- _Written request_
Can you set down, exactly as they appear below, the lines from the opening of the material through the one bearing "import plotly.graph_objects as go", minus the pictures?

Start Supplied data

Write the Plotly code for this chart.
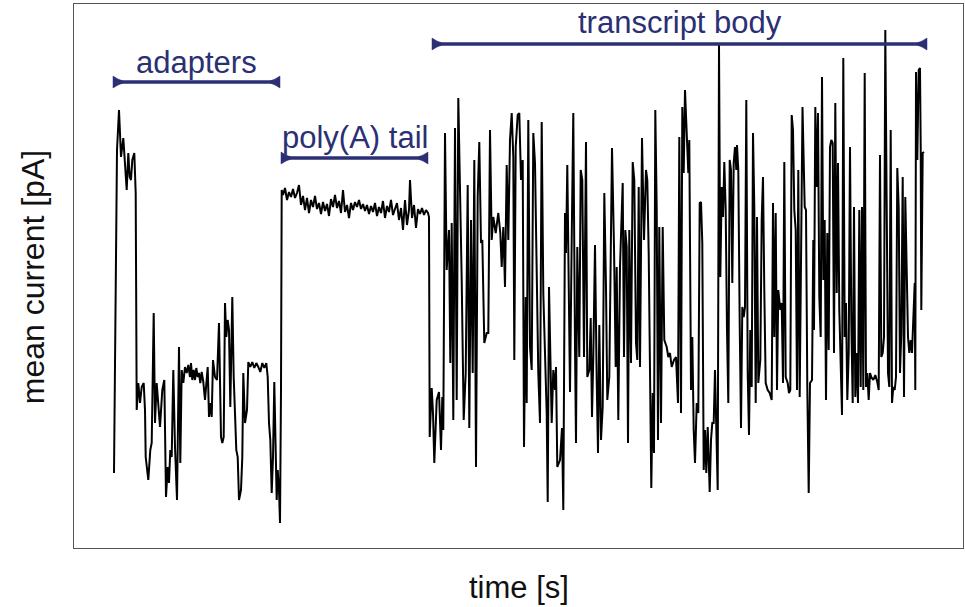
import plotly.graph_objects as go

# ---- data (time in arbitrary units, current in arbitrary pA units) ----
adapters_t = [114, 114.5, 116, 117, 119, 121, 123.3, 125, 126.7, 128.3, 129.7, 131, 132.3, 134.3, 135.7,
              136.7, 138.3, 140, 141.7, 143.7, 145, 145.7, 148.3, 150.3, 151.7, 153.7, 155, 156.7, 158.3,
              160, 162.3, 164.3, 166, 167.7, 169, 170.3, 171.7, 173.3, 175, 177, 179, 180.3, 181.7, 183.3,
              185, 186.7, 188.3, 190, 191, 192.3, 193.7, 195, 196.3, 197.7, 199, 200.3, 201.7, 203.3, 205,
              206.3, 207.7, 209, 210.3, 211.7, 213, 215, 217, 219, 221, 222.3, 223.7, 225, 226.3, 227.7,
              229, 230.3, 232.3, 233.7, 235, 236.3, 237.7, 239, 241, 242.3, 243.3, 245, 247, 248.3, 250.3,
              252.3, 254.3, 256.3, 258.3, 260.3, 262.3, 264.3, 266.3, 267.7, 269, 270.3, 271.7, 273, 274.3,
              275.7, 276.7, 277.7, 279, 280, 281, 281.7]
adapters_i = [75, 121, 315, 398, 438, 391, 410, 381, 358, 395, 371, 368, 388, 395, 355,
              138, 165, 145, 161, 165, 138, 91, 68, 98, 105, 235, 125, 165, 138,
              121, 158, 168, 51, 81, 65, 98, 91, 178, 101, 48, 201, 85, 178, 165,
              181, 175, 183, 171, 185, 168, 178, 168, 180, 171, 175, 165, 176, 166, 148,
              168, 181, 131, 145, 131, 188, 171, 168, 225, 111, 105, 111, 245, 211, 228,
              218, 141, 251, 171, 141, 98, 91, 48, 58, 91, 175, 125, 138, 186, 181,
              186, 180, 185, 181, 176, 185, 180, 185, 171, 125, 108, 55, 91, 166,
              75, 48, 78, 58, 25, 158, 358]

polya_t = [283, 285, 287, 289, 291, 293, 295, 297, 299, 301, 303, 305, 307, 309, 311, 313, 315, 317,
           319, 321, 323, 325, 327, 329, 331, 333, 335, 337, 339, 341, 343, 345, 347, 349, 351, 353,
           355, 357, 359, 361, 363, 365, 367, 369, 371, 373, 375, 377, 379, 381, 383, 385, 387, 389,
           391, 393, 395, 397, 399, 401, 403, 405, 407, 409, 410, 412, 414, 416, 418, 420, 422, 424,
           426, 428, 429]
polya_i = [353, 360, 348, 356, 351, 359, 350, 355, 363, 343, 352, 338, 350, 335, 348, 341, 352, 339,
           345, 334, 346, 337, 344, 332, 349, 341, 353, 340, 347, 335, 358, 336, 343, 330, 345, 338,
           346, 341, 348, 339, 344, 337, 343, 334, 342, 336, 345, 332, 341, 335, 347, 330, 342, 336,
           348, 333, 340, 345, 328, 340, 318, 348, 323, 338, 368, 330, 343, 320, 339, 334, 340, 333,
           338, 335, 331]

body_t = [429.7, 431.7, 433, 434.3, 435.7, 436.7, 439, 441, 442.3, 443.3, 445, 446.7, 449, 450.3, 451.7,
          453.3, 455, 456.7, 458.3, 460, 461.7, 463.7, 465.7, 467.7, 469.3, 471, 472.7, 474.3, 476,
          477.7, 479.3, 481, 482.3, 484.3, 486.7, 488.3, 490, 491.7, 493.3, 495.7, 498.3, 500.3, 501.7,
          503.3, 505, 506.7, 508.3, 510, 511.7, 513.3, 514.3, 515.7, 517.7, 519.3, 521, 522.7, 524,
          525.7, 526.7, 528.3, 530, 531.7, 533.3, 535, 537, 538.3, 540, 541.7, 543.3, 545, 546.7, 547.7,
          549, 551.7, 553.3, 555, 556, 557.3, 560, 562, 563.3, 565, 566, 567.3, 568.7, 570, 571.7, 573.3,
          575, 576, 577.3, 579.3, 580.7, 582.3, 584, 586, 587.3, 589.3, 590.7, 592, 593.3, 595, 596.7,
          598, 599.3, 601, 602.7, 604.3, 606, 607.3, 609.3, 612, 614, 615.7, 616.7, 618.3, 620, 622.7,
          624, 625.3, 626.7, 628, 629.3, 631, 632.7, 634.3, 636, 637.3, 638.7, 640, 642, 644, 646, 647.3,
          648.7, 650, 651.3, 652.7, 654, 655.3, 656.7, 658, 659.3, 661, 662.7, 664.3, 666.7, 668.3, 670,
          671.7, 674, 676, 678, 679.3, 681, 682.3, 683.7, 685, 686.7, 688.3, 689.3, 691, 692.3, 693.7,
          695, 696.7, 698.3, 699.7, 701, 702.3, 703.7, 705, 706.3, 707.7, 709.7, 711, 712.3, 713.7, 715,
          716.3, 717.7, 719, 720.3, 721.7, 723, 724.3, 725.7, 727, 728.3, 729.7, 731, 732.3, 733.7, 735,
          736.3, 737, 738.3, 739.7, 741, 742.3, 743.7, 745, 746.3, 747.7, 749, 750.3, 751.7, 753, 754.3,
          755.7, 757, 758.3, 760.3, 761.7, 763, 764.3, 765.7, 767.7, 769.7, 771.7, 773, 774.3, 775.7,
          777, 778.3, 780.3, 781.7, 783, 784.3, 785.7, 787.7, 789, 790.3, 791.7, 793, 794.3, 795.7, 797,
          798.3, 799.7, 802.5, 804.7, 806, 807.3, 808.7, 810, 812, 813.3, 814, 815.3, 816.7, 818, 819.3,
          820.7, 822, 823.3, 824.7, 826, 827.3, 828.7, 830, 831.3, 832.7, 834, 835.3, 836.7, 838, 839.3,
          840.7, 842, 843.3, 844.7, 846, 847.3, 848.7, 850, 851.3, 852.7, 854, 855.3, 856.7, 858, 859.3,
          860.7, 862, 863.3, 864.7, 866, 867.3, 868.7, 870, 871.3, 873.3, 875.3, 877.3, 878.7, 880,
          881.3, 882.7, 884, 885.3, 886.7, 888, 889.3, 890.7, 892, 893.3, 894.7, 896, 897.3, 898.7, 900,
          901.3, 902.7, 904, 905.3, 906.7, 908, 909.3, 910.7, 912, 913.3, 914.7, 915.3, 916, 917.3,
          918.7, 920, 920.7, 921.3, 922.7, 924]
body_i = [111, 160, 135, 85, 115, 148, 156, 98, 151, 118, 415, 278, 318, 185, 325,
          128, 420, 148, 450, 365, 268, 128, 175, 363, 120, 328, 175, 388, 81,
          351, 406, 305, 308, 205, 215, 215, 418, 308, 331, 315, 335, 315, 281,
          321, 261, 383, 308, 408, 435, 391, 188, 401, 433, 435, 368, 388, 101,
          251, 145, 428, 201, 178, 415, 385, 268, 175, 125, 426, 255, 185, 135, 46,
          261, 125, 178, 158, 181, 81, 88, 120, 38, 335, 295, 383, 228, 156, 308, 435,
          201, 105, 301, 191, 378, 368, 191, 406, 171, 178, 230, 131, 191, 303, 168,
          95, 223, 108, 141, 355, 261, 148, 171, 400, 301, 181, 281, 128, 281, 365,
          191, 318, 301, 105, 318, 185, 386, 368, 205, 188, 361, 181, 410, 308, 378, 368,
          295, 135, 60, 155, 95, 438, 341, 108, 321, 125, 321, 208, 201, 191, 195,
          181, 188, 191, 145, 411, 135, 441, 375, 458, 421, 375, 408, 158, 211, 118,
          85, 145, 135, 345, 346, 305, 78, 118, 75, 121, 56, 108, 125, 125, 178,
          105, 58, 503, 271, 361, 331, 386, 338, 218, 145, 388, 378, 265, 385, 401,
          378, 403, 378, 225, 120, 241, 231, 241, 448, 175, 113, 218, 161, 415, 341,
          145, 331, 165, 188, 328, 371, 258, 165, 158, 155, 148, 345, 211, 335,
          158, 258, 238, 245, 165, 386, 171, 165, 155, 158, 433, 418, 338, 318, 158,
          378, 151, 441, 341, 338, 161, 55, 165, 168, 308, 218, 441, 361, 435, 251,
          211, 471, 268, 328, 148, 315, 198, 401, 408, 405, 195, 445, 255, 385, 238,
          195, 133, 490, 211, 245, 148, 195, 401, 228, 145, 341, 151, 195, 145, 338,
          161, 341, 158, 475, 161, 175, 148, 175, 171, 168, 173, 166, 158, 393,
          191, 195, 211, 518, 295, 175, 161, 418, 145, 161, 158, 171, 380, 341, 175,
          215, 371, 151, 351, 288, 211, 195, 208, 195, 228, 265, 158, 476, 388,
          478, 480, 401, 238, 395, 396]

# ---- region labels ----
region_names = ["adapters", "poly(A) tail", "transcript body"]
region_start = [113, 281, 432]
region_end = [280, 428, 927]
region_bar_level = [466, 390, 504]
region_text_level = [486, 411, 526]

NAVY = "#2b2f73"
FONT = "Liberation Sans, Arial, sans-serif"

time = adapters_t + polya_t + body_t
current = adapters_i + polya_i + body_i

fig = go.Figure()
fig.add_trace(go.Scatter(x=time, y=current, mode="lines",
                         line=dict(color="#000000", width=2), hoverinfo="skip",
                         showlegend=False))

shapes = []
annotations = []
for name, x0, x1, yb, yt in zip(region_names, region_start, region_end, region_bar_level, region_text_level):
    shapes.append(dict(type="line", xref="x", yref="y", x0=x0, x1=x1, y0=yb, y1=yb,
                       line=dict(color=NAVY, width=3.5), layer="above"))
    # flared end caps (wide at the outer end, tapering inward)
    cl = (f"M {x0},{yb+6} Q {x0+4},{yb+3} {x0+10},{yb+1} L {x0+10},{yb-1} "
          f"Q {x0+4},{yb-3} {x0},{yb-6} Z")
    cr = (f"M {x1},{yb+6} Q {x1-4},{yb+3} {x1-10},{yb+1} L {x1-10},{yb-1} "
          f"Q {x1-4},{yb-3} {x1},{yb-6} Z")
    for p in (cl, cr):
        shapes.append(dict(type="path", xref="x", yref="y", path=p, fillcolor=NAVY,
                           line=dict(color=NAVY, width=0.5), layer="above"))
    annotations.append(dict(x=(x0 + x1) / 2, y=yt, xref="x", yref="y", text=name,
                            showarrow=False, xanchor="center", yanchor="middle",
                            font=dict(family=FONT, size=31, color=NAVY)))

annotations.append(dict(x=0.5006, y=-0.072, xref="paper", yref="paper", text="time [s]",
                        showarrow=False, xanchor="center", yanchor="middle",
                        font=dict(family=FONT, size=31, color="#111111")))
annotations.append(dict(x=-0.046, y=0.498, xref="paper", yref="paper", text="mean current [pA]",
                        showarrow=False, xanchor="center", yanchor="middle", textangle=-90,
                        font=dict(family=FONT, size=32, color="#111111")))

axis_common = dict(showgrid=False, zeroline=False, showticklabels=False, ticks="",
                   showline=True, mirror=True, linecolor="#555555", linewidth=1)

fig.update_layout(
    width=965, height=607,
    margin=dict(l=74, r=2, t=4, b=59),
    paper_bgcolor="white", plot_bgcolor="white",
    xaxis=dict(range=[74, 963], **axis_common),
    yaxis=dict(range=[0, 544], **axis_common),
    shapes=shapes, annotations=annotations,
)

fig.write_html("out.html")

End Supplied data

- _Completed task_
Write the Plotly code for this chart.
import plotly.graph_objects as go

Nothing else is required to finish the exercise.